[start]

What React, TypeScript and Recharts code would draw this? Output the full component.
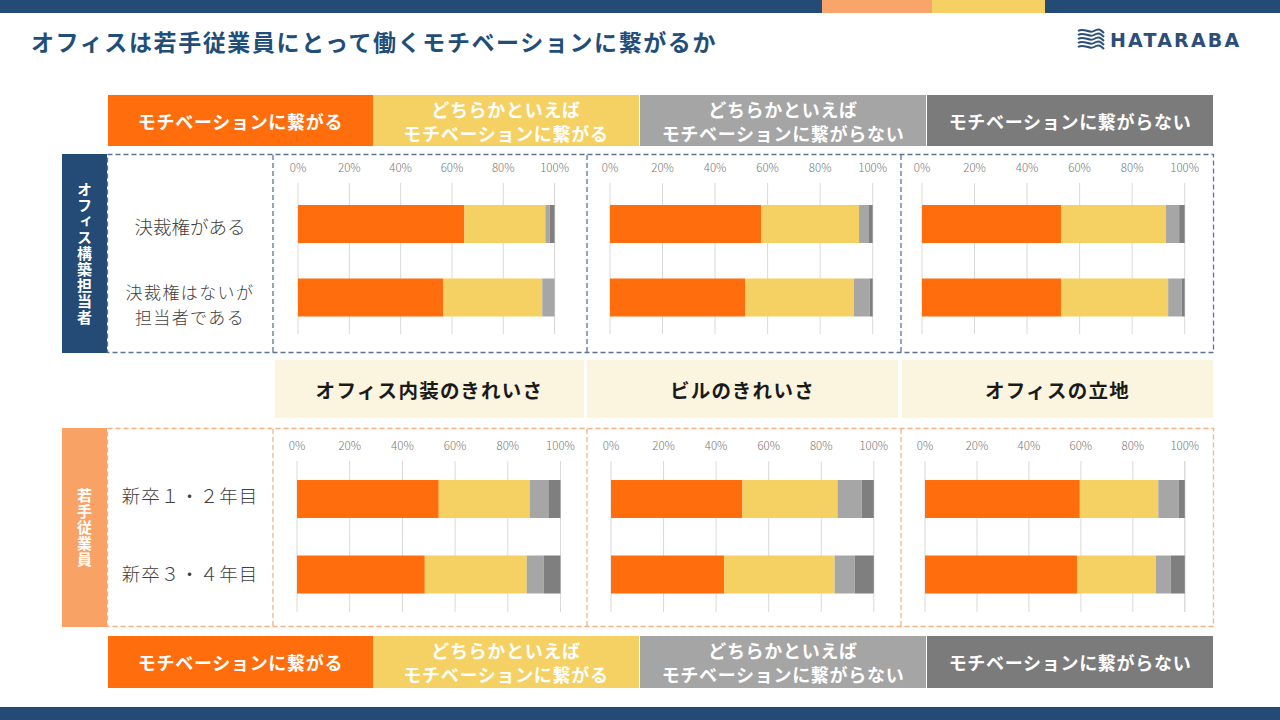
import React from 'react';
import { BarChart, Bar, XAxis, YAxis, CartesianGrid } from 'recharts';

const legendLabels = [
  ['モチベーションに繋がる'],
  ['どちらかといえば', 'モチベーションに繋がる'],
  ['どちらかといえば', 'モチベーションに繋がらない'],
  ['モチベーションに繋がらない'],
];
const seriesKeys = ['yes', 'ratherYes', 'ratherNo', 'no'];
const seriesColors = ['#FF6D0D', '#F4D162', '#A6A6A6', '#7F7F7F'];
const legendColors = ['#FF6D0D', '#F4D162', '#A5A5A5', '#7B7B7B'];

const upperRows = ['決裁権がある', '決裁権はないが担当者である'];
const lowerRows = ['新卒１・２年目', '新卒３・４年目'];
const factors = ['オフィス内装のきれいさ', 'ビルのきれいさ', 'オフィスの立地'];
const pctTicks = [0, 20, 40, 60, 80, 100];

// [motivates, rather motivates, rather not, not] in %
const upperInterior = [[64.8, 31.6, 1.7, 1.9], [56.6, 38.6, 4.8, 0]];
const upperBuilding = [[57.5, 37.3, 3.8, 1.4], [51.4, 41.4, 6.1, 1.1]];
const upperLocation = [[53.0, 39.9, 5.0, 2.1], [53.0, 40.7, 5.2, 1.1]];
const lowerInterior = [[53.8, 34.5, 7.1, 4.6], [48.5, 38.7, 6.4, 6.4]];
const lowerBuilding = [[50.0, 36.2, 9.2, 4.6], [43.1, 42.0, 7.6, 7.3]];
const lowerLocation = [[59.6, 30.2, 7.8, 2.4], [58.5, 30.4, 5.7, 5.4]];

const buildRows = (rows: string[], vals: number[][]) =>
  rows.map((name, i) => {
    const o: any = { name };
    seriesKeys.forEach((k, j) => (o[k] = vals[i][j]));
    return o;
  });

const FONT = '"Noto Sans CJK JP", "Noto Sans", sans-serif';
const NAVY = '#234B75';

const upperPlotX = [[297.7, 554.3], [609.9, 872.6], [922, 1184.7]];
const lowerPlotX = [[296.5, 560], [610.6, 873.4], [925.2, 1185]];

function Panel({ data, x0, x1, top, padTop }: any) {
  const w = x1 - x0;
  return (
    <div style={{ position: 'absolute', left: x0 - 20, top }}>
      <BarChart
        width={w + 40}
        height={189}
        data={data}
        layout="vertical"
        margin={{ top: 5, right: 20, bottom: 5, left: 20 }}
        barSize={38}
      >
        <CartesianGrid horizontal={false} stroke="#D9D9D9" />
        <XAxis
          type="number"
          orientation="top"
          domain={[0, 100]}
          ticks={pctTicks}
          tickFormatter={(v: number) => `${v}%`}
          axisLine={false}
          tickLine={false}
          tickSize={6}
          tickMargin={5}
          height={28}
          tick={{ fontSize: 11.5, fill: '#767676', fontFamily: FONT, fontWeight: 300 }}
        />
        <YAxis type="category" dataKey="name" hide padding={{ top: padTop, bottom: 0 }} />
        {seriesKeys.map((k, i) => (
          <Bar key={k} dataKey={k} stackId="s" fill={seriesColors[i]} isAnimationActive={false} />
        ))}
      </BarChart>
    </div>
  );
}

function Legend({ top, height }: { top: number; height: number }) {
  const xs = [[108, 373], [373, 639], [640, 926], [927, 1213]];
  return (
    <>
      {legendLabels.map((lines, i) => (
        <div
          key={i}
          style={{
            position: 'absolute',
            left: xs[i][0],
            top,
            width: xs[i][1] - xs[i][0],
            height,
            background: legendColors[i],
            color: '#fff',
            fontWeight: 700,
            fontSize: 18,
            lineHeight: '24px',
            display: 'flex',
            flexDirection: 'column',
            alignItems: 'center',
            justifyContent: 'center',
            letterSpacing: 0.7,
          }}
        >
          {lines.map((l, j) => (
            <div key={j}>{l}</div>
          ))}
        </div>
      ))}
    </>
  );
}

function Logo() {
  const waves = [0, 4, 8, 12, 16];
  return (
    <div style={{ position: 'absolute', left: 1077, top: 28, display: 'flex', alignItems: 'center' }}>
      <svg width={28} height={24}>
        {waves.map((dy, i) => (
          <path
            key={i}
            d={`M1 ${3 + dy} C7 ${-1 + dy}, 12 ${6 + dy}, 17 ${3 + dy} S24 ${2 + dy}, 27 ${5 + dy}`}
            stroke="#2B4E7A"
            strokeWidth={2}
            fill="none"
          />
        ))}
      </svg>
      <span
        style={{
          marginLeft: 5,
          fontFamily: '"DejaVu Sans", sans-serif',
          fontWeight: 700,
          fontSize: 19,
          letterSpacing: 2.2,
          color: '#2B4E7A',
        }}
      >
        HATARABA
      </span>
    </div>
  );
}

export default function App() {
  const upperData = [upperInterior, upperBuilding, upperLocation].map((v) => buildRows(upperRows, v));
  const lowerData = [lowerInterior, lowerBuilding, lowerLocation].map((v) => buildRows(lowerRows, v));
  const catX = [[275, 584], [587, 898], [902, 1213]];
  const rowLabelStyle: React.CSSProperties = {
    position: 'absolute',
    width: 150,
    left: 115,
    textAlign: 'center',
    fontSize: 18.5,
    fontWeight: 300,
    color: '#404040',
    lineHeight: '22px',
    whiteSpace: 'nowrap',
  };
  const twoLine: React.CSSProperties = {
    ...rowLabelStyle,
    fontSize: 17,
    letterSpacing: 1.4,
    lineHeight: '20px',
  };
  const vertLabel: React.CSSProperties = {
    writingMode: 'vertical-rl',
    textOrientation: 'upright',
    color: '#fff',
    fontWeight: 700,
    fontSize: 15,
    letterSpacing: 1,
  };
  return (
    <div
      style={{
        position: 'absolute',
        left: 0,
        top: 0,
        width: 1280,
        height: 720,
        background: '#fff',
        fontFamily: FONT,
        overflow: 'hidden',
      }}
    >
      {/* top band */}
      <div style={{ position: 'absolute', left: 0, top: 0, width: 1280, height: 13, background: NAVY }} />
      <div style={{ position: 'absolute', left: 822, top: 0, width: 110, height: 13, background: '#F9A46B' }} />
      <div style={{ position: 'absolute', left: 932, top: 0, width: 113, height: 13, background: '#F4D162' }} />
      <div style={{ position: 'absolute', left: 0, top: 707, width: 1280, height: 13, background: NAVY }} />

      <div
        style={{
          position: 'absolute',
          left: 31,
          top: 24,
          fontSize: 23,
          letterSpacing: 1.6,
          fontWeight: 700,
          color: '#1F4E79',
          whiteSpace: 'nowrap',
        }}
      >
        オフィスは若手従業員にとって働くモチベーションに繋がるか
      </div>
      <Logo />

      <Legend top={95} height={51} />
      <Legend top={636} height={52} />

      {/* side labels */}
      <div
        style={{
          position: 'absolute',
          left: 62,
          top: 154,
          width: 45,
          height: 199,
          background: NAVY,
          display: 'flex',
          alignItems: 'center',
          justifyContent: 'center',
        }}
      >
        <div style={vertLabel}>オフィス構築担当者</div>
      </div>
      <div
        style={{
          position: 'absolute',
          left: 62,
          top: 428,
          width: 45,
          height: 199,
          background: '#F9A265',
          display: 'flex',
          alignItems: 'center',
          justifyContent: 'center',
        }}
      >
        <div style={vertLabel}>若手従業員</div>
      </div>

      {/* row labels */}
      <div style={{ ...rowLabelStyle, top: 215 }}>{upperRows[0]}</div>
      <div style={{ ...twoLine, top: 282 }}>{upperRows[1].slice(0, 7)}</div>
      <div style={{ ...twoLine, top: 307 }}>{upperRows[1].slice(7)}</div>
      <div style={{ ...rowLabelStyle, top: 484, letterSpacing: 1 }}>{lowerRows[0]}</div>
      <div style={{ ...rowLabelStyle, top: 562, letterSpacing: 1 }}>{lowerRows[1]}</div>

      {/* factor headers */}
      {factors.map((f, i) => (
        <div
          key={f}
          style={{
            position: 'absolute',
            left: catX[i][0],
            top: 360,
            width: catX[i][1] - catX[i][0],
            height: 58,
            background: '#FBF4DF',
            display: 'flex',
            alignItems: 'center',
            justifyContent: 'center',
            fontWeight: 700,
            fontSize: 19.5,
            letterSpacing: 1.3,
            color: '#1a1a1a',
          }}
        >
          {f}
        </div>
      ))}

      {upperData.map((d, i) => (
        <Panel key={'u' + i} data={d} x0={upperPlotX[i][0]} x1={upperPlotX[i][1]} top={150} padTop={4} />
      ))}
      {lowerData.map((d, i) => (
        <Panel key={'l' + i} data={d} x0={lowerPlotX[i][0]} x1={lowerPlotX[i][1]} top={428} padTop={0} />
      ))}

      {/* dashed frames */}
      <svg width={1280} height={720} style={{ position: 'absolute', left: 0, top: 0, pointerEvents: 'none' }}>
        <g stroke="#5A7394" strokeWidth={1.3} strokeDasharray="5 3" fill="none">
          <rect x={107.5} y={154.5} width={1106} height={198} />
          {[273, 587, 901].map((x) => (
            <line key={x} x1={x} y1={155} x2={x} y2={352} />
          ))}
        </g>
        <g stroke="#F4B183" strokeWidth={1.3} strokeDasharray="5 3" fill="none">
          <rect x={107.5} y={428.5} width={1106} height={198} />
          {[273, 587, 901].map((x) => (
            <line key={x} x1={x} y1={429} x2={x} y2={626} />
          ))}
        </g>
      </svg>
    </div>
  );
}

[end]

§ **WRITTEN TASK**: Write out exactly the lines between the start of the data and the line with "XAxis, YAxis, CartesianGrid", including both, but none of the pictures.

§ **COMPLETE RESPONSE**:
What React, TypeScript and Recharts code would draw this? Output the full component.
import React from 'react';
import { BarChart, Bar, XAxis, YAxis, CartesianGrid } from 'recharts';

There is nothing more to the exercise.